Average capacity of quantum entanglement

TL;DR

This paper investigates the average capacity of quantum entanglement as a measure for bipartite systems, deriving formulas for random states and demonstrating its effectiveness through numerical analysis.

Contribution

It provides exact and asymptotic formulas for the average entanglement capacity in major random state ensembles, extending previous partial results.

Findings

Derived formulas for Hilbert-Schmidt and Bures-Hall ensembles

Generalized previous results on average capacity

Numerical validation of capacity as an entanglement indicator

Abstract

As an alternative to entanglement entropies, the capacity of entanglement becomes a promising candidate to probe and estimate the degree of entanglement of quantum bipartite systems.
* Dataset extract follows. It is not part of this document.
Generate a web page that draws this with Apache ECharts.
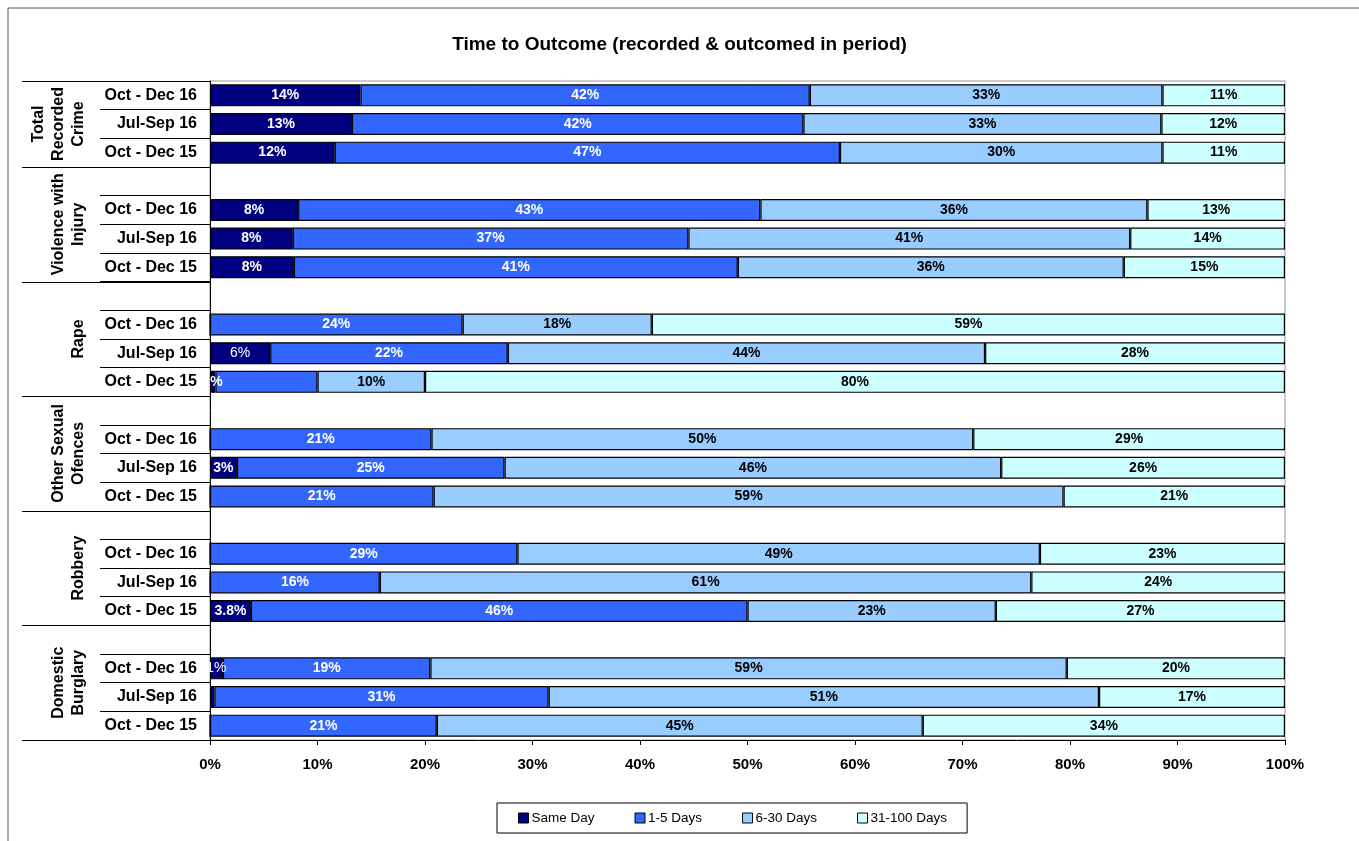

In this work, we study the typical behavior of entanglement capacity over major models of random states. In particular, the exact and asymptotic formulas of average capacity have been derived under the Hilbert-Schmidt and Bures-Hall ensembles. The obtained formulas generalize some partial results of average capacity computed recently in the literature. As a key ingredient in deriving the results, we make use of recent advances in random matrix theory pertaining to the underlying orthogonal polynomials and special functions. Numerical study has been performed to illustrate the usefulness of average capacity as an entanglement indicator.